• SHORT EXERCISE
Write out the opening lines of the data word for word, up to and including the line with "0.022, 0.023, 0.023]", and leave every picture and every later line out.

• INPUT FOR THIS TASK

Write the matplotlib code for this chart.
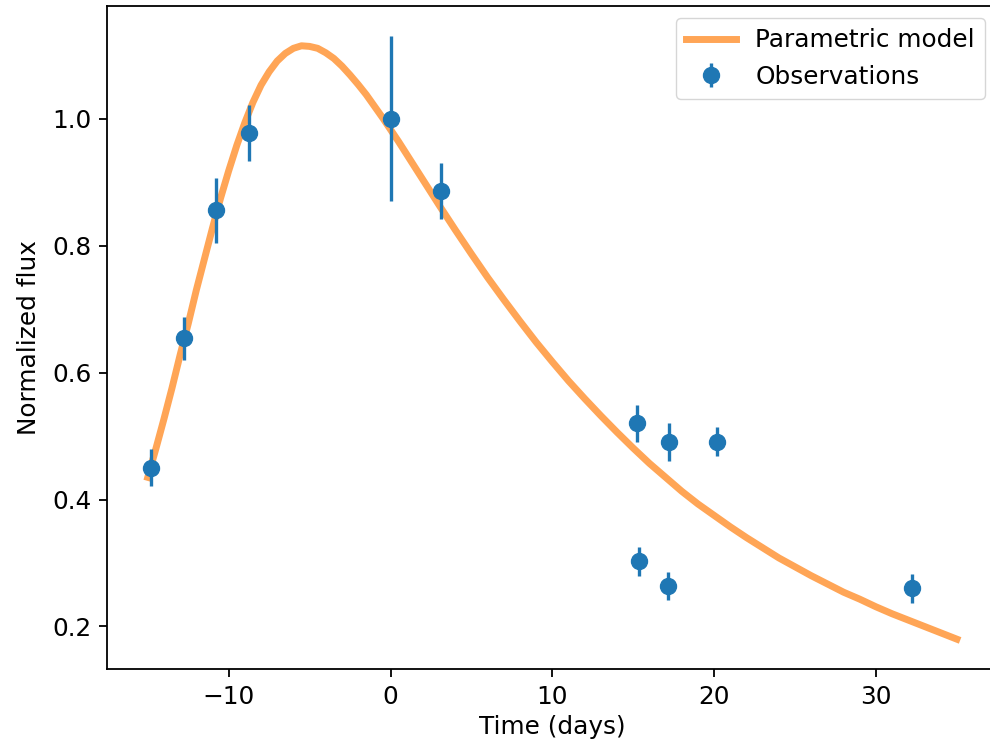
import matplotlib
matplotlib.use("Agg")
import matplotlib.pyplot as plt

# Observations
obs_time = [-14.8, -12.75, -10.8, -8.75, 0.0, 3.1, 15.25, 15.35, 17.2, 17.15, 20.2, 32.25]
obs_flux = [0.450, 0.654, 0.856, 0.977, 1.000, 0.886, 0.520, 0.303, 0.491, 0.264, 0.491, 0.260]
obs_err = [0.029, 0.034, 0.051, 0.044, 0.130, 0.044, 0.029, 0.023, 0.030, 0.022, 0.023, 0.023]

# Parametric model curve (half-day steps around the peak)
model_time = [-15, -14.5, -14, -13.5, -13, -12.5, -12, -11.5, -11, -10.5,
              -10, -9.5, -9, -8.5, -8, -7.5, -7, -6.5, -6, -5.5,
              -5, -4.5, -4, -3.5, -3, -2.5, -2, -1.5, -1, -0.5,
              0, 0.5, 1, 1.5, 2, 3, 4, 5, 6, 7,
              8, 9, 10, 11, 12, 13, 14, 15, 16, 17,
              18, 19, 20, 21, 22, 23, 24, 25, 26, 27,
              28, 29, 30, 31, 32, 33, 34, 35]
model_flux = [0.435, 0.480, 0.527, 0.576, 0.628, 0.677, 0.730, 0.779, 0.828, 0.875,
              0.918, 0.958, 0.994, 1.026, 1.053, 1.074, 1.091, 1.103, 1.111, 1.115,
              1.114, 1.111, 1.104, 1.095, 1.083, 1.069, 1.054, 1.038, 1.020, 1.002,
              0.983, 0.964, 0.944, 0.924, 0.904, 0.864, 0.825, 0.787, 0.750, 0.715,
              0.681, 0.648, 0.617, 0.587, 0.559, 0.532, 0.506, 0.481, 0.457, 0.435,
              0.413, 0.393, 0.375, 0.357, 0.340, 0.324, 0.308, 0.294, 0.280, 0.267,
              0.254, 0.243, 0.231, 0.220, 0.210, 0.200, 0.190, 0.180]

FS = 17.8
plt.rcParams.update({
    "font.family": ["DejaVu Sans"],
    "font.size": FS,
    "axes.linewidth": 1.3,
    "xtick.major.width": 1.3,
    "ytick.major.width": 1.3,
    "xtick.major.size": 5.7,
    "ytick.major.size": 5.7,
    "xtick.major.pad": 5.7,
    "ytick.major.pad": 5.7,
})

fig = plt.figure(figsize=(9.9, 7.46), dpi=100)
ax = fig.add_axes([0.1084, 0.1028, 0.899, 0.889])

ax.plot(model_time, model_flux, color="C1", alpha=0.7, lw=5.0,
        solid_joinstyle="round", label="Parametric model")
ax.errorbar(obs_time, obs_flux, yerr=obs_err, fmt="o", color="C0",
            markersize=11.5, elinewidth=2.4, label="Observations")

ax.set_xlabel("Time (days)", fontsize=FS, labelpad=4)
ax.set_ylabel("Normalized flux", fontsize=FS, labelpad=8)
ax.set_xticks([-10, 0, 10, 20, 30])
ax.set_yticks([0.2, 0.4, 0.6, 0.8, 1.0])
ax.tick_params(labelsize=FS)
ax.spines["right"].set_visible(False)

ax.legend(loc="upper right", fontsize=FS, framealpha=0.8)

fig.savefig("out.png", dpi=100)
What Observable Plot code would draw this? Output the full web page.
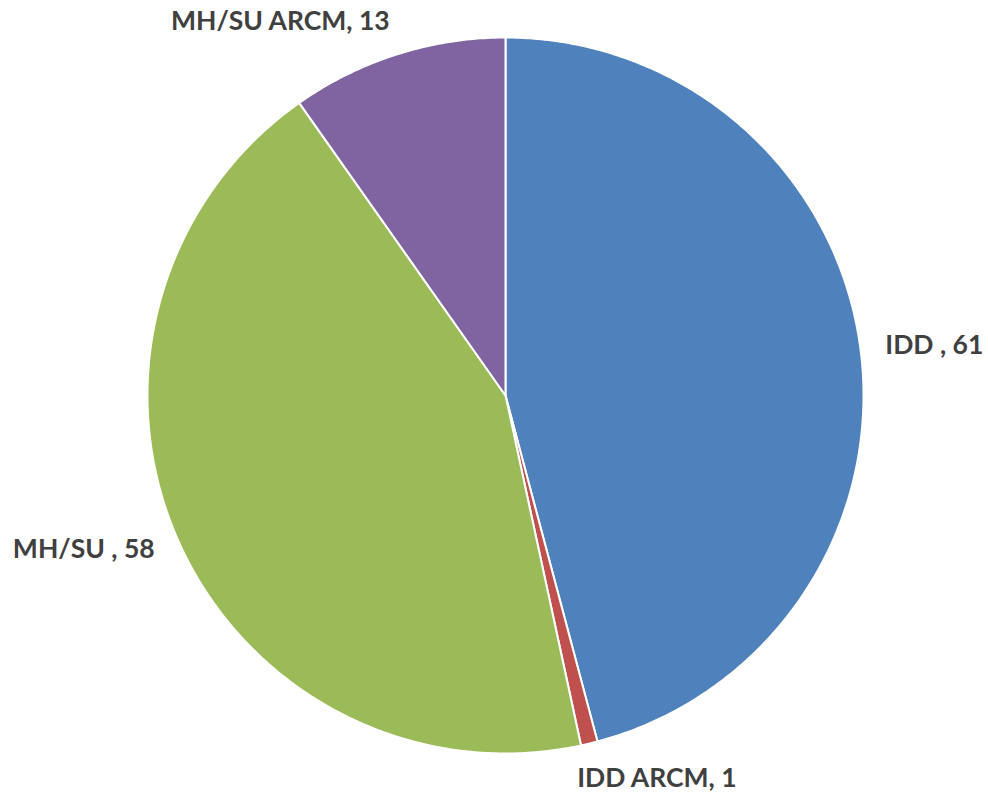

• RESPONSE TO THE EXERCISE
Write the matplotlib code for this chart.
import matplotlib
matplotlib.use("Agg")
import matplotlib.pyplot as plt

# Observations
obs_time = [-14.8, -12.75, -10.8, -8.75, 0.0, 3.1, 15.25, 15.35, 17.2, 17.15, 20.2, 32.25]
obs_flux = [0.450, 0.654, 0.856, 0.977, 1.000, 0.886, 0.520, 0.303, 0.491, 0.264, 0.491, 0.260]
obs_err = [0.029, 0.034, 0.051, 0.044, 0.130, 0.044, 0.029, 0.023, 0.030, 0.022, 0.023, 0.023]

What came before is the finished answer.